The calculator above includes both scenarios so you can compare likely outcomes side by side over a standard annual period.
Key 2024/25 UK Tax Statistics You Should Know
Below is a practical summary of core tax metrics often used in contract pay forecasting. Always verify for your exact situation and tax year.
| Item (2024/25) | Value | Why It Matters for Contractors |
|---|---|---|
| Personal Allowance | £12,570 | Income below this is usually untaxed, but allowance tapers once income exceeds £100,000. |
| Basic Rate Band (rUK) | 20% on first £37,700 taxable income | Determines how much salary/dividend income sits in lower tax bands. |
| Higher Rate (rUK) | 40% up to additional-rate threshold | A major tipping point for high day-rate contracts. |
| Additional Rate Threshold | £125,140 | Income above this is taxed at top marginal rates. |
| Employee NI Main Rate | 8% between primary threshold and upper earnings limit | Crucial for Inside IR35 net-pay estimates. |
| Employer NI Rate | 13.8% above secondary threshold | Often reduces gross-to-taxable conversion under umbrella models. |
| Dividend Allowance | £500 | Only a small amount of dividends is taxed at 0%; most dividend income is taxed. |
Source references: HMRC and GOV.UK rate pages for 2024/25.
Student Loan and Postgraduate Loan Thresholds
Student loan deductions can materially reduce monthly take-home pay, especially when contract income is high and stable. If you have a loan, include it in your calculations from the outset.
| Repayment Plan | Annual Threshold | Repayment Rate |
|---|---|---|
| Plan 1 | £24,990 | 9% above threshold |
| Plan 2 | £27,295 | 9% above threshold |
| Plan 4 (Scotland) | £31,395 | 9% above threshold |
| Plan 5 | £25,000 | 9% above threshold |
| Postgraduate Loan | £21,000 | 6% above threshold |
Thresholds are published by GOV.UK and Student Loans Company updates for each tax year.
Step-by-Step Method to Estimate Your Real Contract Income
- Start with annual invoice value: day rate × days per week × working weeks.
- Select contract type: Inside IR35 or Outside IR35. This fundamentally changes tax treatment.
- Add realistic costs: admin fees, accountancy, insurance, software, travel, and training where relevant.
- Set pension contribution: pension reduces short-term cash flow but can improve long-term tax efficiency.
- Apply Income Tax and NI: include regional differences where applicable.
- Apply student loan repayments: these can be significant and often overlooked in negotiations.
- Review monthly equivalent: divide annual net by 12 to stress-test affordability and savings targets.
For practical planning, run three scenarios: conservative (42 billable weeks), expected (46 weeks), and optimistic (48 weeks). This captures the impact of holidays, onboarding delays, client pauses, and market variability.
How to Set a Better Day Rate Using Net-Pay Targets
Rather than asking “What day rate sounds good?”, work backward from your required net income. This approach is more professional and usually improves negotiation outcomes.
Suggested process
- Set a minimum monthly net target based on fixed expenses and savings goals.

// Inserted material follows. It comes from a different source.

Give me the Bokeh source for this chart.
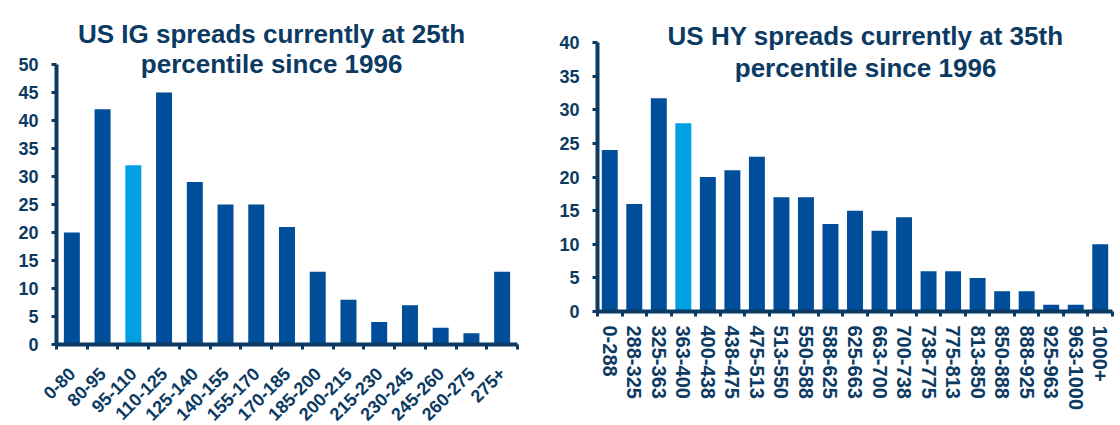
import math
from bokeh.plotting import figure
from bokeh.models import ColumnDataSource, Range1d, FixedTicker, Label
from bokeh.layouts import row
from bokeh.embed import file_html
from bokeh.resources import INLINE

# ---- data ----
ig_cats = ["0-80", "80-95", "95-110", "110-125", "125-140", "140-155", "155-170",
           "170-185", "185-200", "200-215", "215-230", "230-245", "245-260",
           "260-275", "275+"]
ig_vals = [20, 42, 32, 45, 29, 25, 25, 21, 13, 8, 4, 7, 3, 2, 13]
ig_current = "95-110"
ig_yticks = [0, 5, 10, 15, 20, 25, 30, 35, 40, 45, 50]
ig_title = ["US IG spreads currently at 25th", "percentile since 1996"]

hy_cats = ["0-288", "288-325", "325-363", "363-400", "400-438", "438-475", "475-513",
           "513-550", "550-588", "588-625", "625-663", "663-700", "700-738",
           "738-775", "775-813", "813-850", "850-888", "888-925", "925-963",
           "963-1000", "1000+"]
hy_vals = [24, 16, 31.7, 28, 20, 21, 23, 17, 17, 13, 15, 12, 14, 6, 6, 5, 3, 3, 1, 1, 10]
hy_current = "363-400"
hy_yticks = [0, 5, 10, 15, 20, 25, 30, 35, 40]
hy_title = ["US HY spreads currently at 35th", "percentile since 1996"]

NAVY = "#0B3A62"
DARK = "#004D99"
LIGHT = "#00A0E2"
FONT = "Liberation Sans"
BOTTOM = 114  # shared bottom border (row aligns borders)


def make(cats, vals, current, yticks, title, width, frame_bottom, bl, br, ytop,
         xorient, xfont, tx, ty1, ty2, barw, xstand):
    n = len(cats)
    xs = list(range(n))
    colors = [LIGHT if c == current else DARK for c in cats]
    src = ColumnDataSource(dict(x=xs, top=vals, color=colors, cat=cats))
    p = figure(width=width, height=frame_bottom + BOTTOM,
               x_range=Range1d(-0.5, n - 0.5),
               y_range=Range1d(yticks[0], ytop),
               output_backend="svg", toolbar_location=None,
               min_border_left=bl, min_border_right=br,
               min_border_top=0, min_border_bottom=BOTTOM)
    p.vbar(x="x", top="top", width=barw, fill_color="color", line_color=None, source=src)
    p.grid.visible = False
    p.outline_line_color = None
    p.background_fill_color = "white"
    p.border_fill_color = "white"

    xa = p.xaxis[0]
    xa.ticker = FixedTicker(ticks=xs, minor_ticks=[i - 0.5 for i in range(n + 1)])
    xa.major_label_overrides = {i: c for i, c in zip(xs, cats)}
    xa.major_tick_line_color = None
    xa.minor_tick_in = 0
    xa.minor_tick_out = 5
    xa.minor_tick_line_width = 3
    xa.minor_tick_line_color = NAVY
    xa.axis_line_color = NAVY
    xa.axis_line_width = 4
    xa.major_label_orientation = xorient
    xa.major_label_text_font = FONT
    xa.major_label_text_font_style = "bold"
    xa.major_label_text_font_size = xfont
    xa.major_label_text_color = NAVY
    xa.major_label_standoff = xstand

    ya = p.yaxis[0]
    ya.ticker = FixedTicker(ticks=yticks, minor_ticks=[])
    ya.bounds = (yticks[0], yticks[-1])
    ya.major_tick_in = 0
    ya.major_tick_out = 5
    ya.major_tick_line_width = 3
    ya.major_tick_line_color = NAVY
    ya.axis_line_color = NAVY
    ya.axis_line_width = 4
    ya.major_label_text_font = FONT
    ya.major_label_text_font_style = "bold"
    ya.major_label_text_font_size = "18px"
    ya.major_label_text_color = NAVY
    ya.major_label_standoff = 13

    for txt, ty in zip(title, [ty1, ty2]):
        p.add_layout(Label(x=tx, y=ty, text=txt, text_align="center",
                           text_baseline="alphabetic", text_font=FONT,
                           text_font_style="bold", text_font_size="26px",
                           text_color=NAVY))
    return p


# left: frame x 56..517, y 0..344 (50 at 64 px)
p1 = make(ig_cats, ig_vals, ig_current, ig_yticks, ig_title, 556, 344,
          56, 39, 344 / 5.6, math.pi / 4, "18px", 6.5, 55.45, 50.1, 0.52, 20)
# right: frame x 597..1112, y 0..311 (40 at 42 px)
p2 = make(hy_cats, hy_vals, hy_current, hy_yticks, hy_title, 564, 311,
          41, 8, 311 / 6.725, "vertical", "20px", 10.43, 41.0, 36.2, 0.65, 8)

layout = row(p1, p2)
open("out.html", "w").write(file_html(layout, INLINE))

- Add a risk premium for bench time and project overrun risk.
- Estimate annual training, tooling, and compliance costs.
- Run the calculator at several day-rate points (for example £450, £500, £550, £600).

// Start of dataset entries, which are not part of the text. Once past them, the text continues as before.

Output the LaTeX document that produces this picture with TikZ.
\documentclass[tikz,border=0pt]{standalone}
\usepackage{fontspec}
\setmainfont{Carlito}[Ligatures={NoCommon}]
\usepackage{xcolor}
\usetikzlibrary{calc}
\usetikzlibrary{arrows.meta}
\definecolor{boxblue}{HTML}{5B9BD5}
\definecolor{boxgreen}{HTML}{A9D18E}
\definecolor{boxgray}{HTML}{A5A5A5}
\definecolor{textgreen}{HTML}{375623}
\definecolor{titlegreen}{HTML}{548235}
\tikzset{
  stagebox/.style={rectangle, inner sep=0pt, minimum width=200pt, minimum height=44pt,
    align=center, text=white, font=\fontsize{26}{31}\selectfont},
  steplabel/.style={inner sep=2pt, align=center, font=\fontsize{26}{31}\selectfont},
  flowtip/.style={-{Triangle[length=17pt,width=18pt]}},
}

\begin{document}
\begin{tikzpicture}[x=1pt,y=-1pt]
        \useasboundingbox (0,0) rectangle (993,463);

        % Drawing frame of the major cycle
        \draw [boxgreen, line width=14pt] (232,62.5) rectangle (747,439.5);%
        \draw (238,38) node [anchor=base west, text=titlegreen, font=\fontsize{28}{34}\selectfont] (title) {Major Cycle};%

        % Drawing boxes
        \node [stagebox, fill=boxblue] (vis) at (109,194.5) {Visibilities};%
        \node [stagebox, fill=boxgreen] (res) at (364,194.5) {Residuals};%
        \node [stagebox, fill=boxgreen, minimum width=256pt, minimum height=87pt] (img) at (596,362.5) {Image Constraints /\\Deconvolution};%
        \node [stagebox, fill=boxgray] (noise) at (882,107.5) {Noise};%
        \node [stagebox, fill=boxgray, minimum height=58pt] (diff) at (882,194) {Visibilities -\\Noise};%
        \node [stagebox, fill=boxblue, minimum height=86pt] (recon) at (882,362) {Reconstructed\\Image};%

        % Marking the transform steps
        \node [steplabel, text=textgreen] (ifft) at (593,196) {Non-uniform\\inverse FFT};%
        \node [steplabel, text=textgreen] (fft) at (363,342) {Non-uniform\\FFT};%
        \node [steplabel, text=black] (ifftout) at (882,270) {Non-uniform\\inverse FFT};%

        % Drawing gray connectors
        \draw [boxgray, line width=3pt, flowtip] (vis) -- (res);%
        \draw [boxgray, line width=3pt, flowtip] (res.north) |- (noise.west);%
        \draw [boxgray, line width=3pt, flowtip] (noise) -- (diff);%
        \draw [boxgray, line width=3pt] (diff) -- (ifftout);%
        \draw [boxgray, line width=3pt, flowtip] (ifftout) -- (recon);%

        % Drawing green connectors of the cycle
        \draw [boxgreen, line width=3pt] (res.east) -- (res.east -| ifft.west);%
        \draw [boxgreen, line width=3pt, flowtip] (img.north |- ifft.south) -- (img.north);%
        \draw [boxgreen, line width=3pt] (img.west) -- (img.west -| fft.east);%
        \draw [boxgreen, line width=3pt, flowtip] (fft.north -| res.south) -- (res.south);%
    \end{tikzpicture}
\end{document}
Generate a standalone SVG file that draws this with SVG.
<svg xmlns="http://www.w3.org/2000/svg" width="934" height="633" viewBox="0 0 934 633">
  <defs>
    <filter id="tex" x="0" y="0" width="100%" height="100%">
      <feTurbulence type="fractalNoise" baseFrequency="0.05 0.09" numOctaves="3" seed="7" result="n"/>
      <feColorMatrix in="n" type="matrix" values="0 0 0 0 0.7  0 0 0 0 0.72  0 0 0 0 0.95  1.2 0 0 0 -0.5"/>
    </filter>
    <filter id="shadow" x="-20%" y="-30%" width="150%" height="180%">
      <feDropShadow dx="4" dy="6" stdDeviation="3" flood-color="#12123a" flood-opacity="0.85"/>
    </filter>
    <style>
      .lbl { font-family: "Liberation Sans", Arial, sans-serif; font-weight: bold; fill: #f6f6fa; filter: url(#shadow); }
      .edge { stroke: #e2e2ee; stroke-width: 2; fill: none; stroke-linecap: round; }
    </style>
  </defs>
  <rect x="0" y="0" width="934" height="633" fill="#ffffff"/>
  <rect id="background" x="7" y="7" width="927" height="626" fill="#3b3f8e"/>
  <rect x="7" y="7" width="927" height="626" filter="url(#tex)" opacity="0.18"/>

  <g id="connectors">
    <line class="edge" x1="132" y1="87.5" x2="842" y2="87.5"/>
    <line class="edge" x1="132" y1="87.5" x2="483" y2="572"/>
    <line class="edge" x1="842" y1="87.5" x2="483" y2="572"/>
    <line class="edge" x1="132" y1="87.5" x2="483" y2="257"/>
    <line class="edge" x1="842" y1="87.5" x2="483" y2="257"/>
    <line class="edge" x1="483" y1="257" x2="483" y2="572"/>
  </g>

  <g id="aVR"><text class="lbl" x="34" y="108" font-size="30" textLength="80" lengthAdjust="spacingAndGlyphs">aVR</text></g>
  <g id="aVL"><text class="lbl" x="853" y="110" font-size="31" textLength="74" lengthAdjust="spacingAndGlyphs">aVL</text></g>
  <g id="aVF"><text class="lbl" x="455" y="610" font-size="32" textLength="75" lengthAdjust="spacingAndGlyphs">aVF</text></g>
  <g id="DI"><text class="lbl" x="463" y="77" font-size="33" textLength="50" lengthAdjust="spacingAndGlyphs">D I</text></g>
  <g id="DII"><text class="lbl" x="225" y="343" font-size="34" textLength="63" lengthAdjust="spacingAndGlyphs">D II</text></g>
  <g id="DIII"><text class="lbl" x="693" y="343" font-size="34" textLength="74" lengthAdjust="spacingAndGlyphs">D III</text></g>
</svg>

- Pick a walk-away threshold below which your risk-adjusted net is not acceptable.
This framework turns rate conversations from opinion into data. It also helps you reject rates that look high on paper but underperform after tax and downtime.
Common Mistakes Contractors Make
1. Ignoring non-billable time
Many first-time contractors model 52 paid weeks, which is unrealistic in most sectors. Time off, holiday, sickness, skills refresh, and market transitions all reduce annual billable days.
2. Confusing gross revenue with personal income
Company revenue is not equivalent to your salary. Tax, NI, Corporation Tax, and operating overhead all sit between invoice value and spendable pay.
3. Forgetting pension strategy
Pension contributions can improve long-run wealth and lower current tax exposure, but they also lower immediate net cash. You should model both low and high contribution years.
4. Not pricing compliance and admin
Outside IR35 can be financially attractive, but only when contracts are genuinely outside and compliance standards are maintained. Legal review, accountancy, insurance, and contract admin are real costs.
5. Not tracking tax-region differences
Scottish income tax bands differ from the rest of the UK. Even modest differences can add up over a full tax year.
Interpreting the Calculator Results Properly
The result panel gives you a planning-grade estimate of gross income, estimated total tax burden, and projected annual/monthly take-home. Use it as a decision tool, not a final payroll calculation.
When reviewing results, focus on:
- Effective tax rate: total tax divided by gross contract value.
- Cashflow stability: annual net is useful, but monthly volatility also matters.
- Sensitivity to weeks worked: test several utilisation assumptions.
- Marginal impact of pension or loan deductions: small setting changes can shift net outcomes significantly.
If your projected effective rate is unexpectedly high, inspect the underlying drivers in this order: contract status, employer-cost treatment, student loan, and additional-rate exposure.
Market Context: Why Benchmarking Still Matters
Tax outcomes are only one side of the decision. Rate levels should also be benchmarked against market demand, complexity, delivery accountability, and sector stability. According to ONS earnings datasets, UK pay conditions vary materially by sector, region, and skill level, while inflation and cost-of-living shifts can quickly erode real purchasing power. Contractors should therefore revisit rate expectations and net-pay models at least quarterly.
A practical approach is to maintain a living benchmark sheet with:
- Your last three contracts and actual net outcomes
- Lead time to secure new work
- Average unpaid gaps between assignments
- Training and certification spend per year
- Emergency fund coverage in months
Used together with this calculator, that dataset gives you a much stronger commercial position in client and agency negotiations.
Final Guidance
A UK contract salary calculator is one of the most useful tools for career and financial planning. It transforms a day-rate headline into a clear, structured estimate of what you actually keep. Whether you are deciding between two offers, planning your next renewal, or evaluating a switch from permanent employment into contracting, data-driven forecasting is essential.
For best results, recalculate whenever tax rules, rates, pension strategy, or your working pattern changes. Then validate your final setup with a qualified accountant or tax adviser, especially for complex Outside IR35 structures and high-income years where allowance tapering and dividend planning become more material.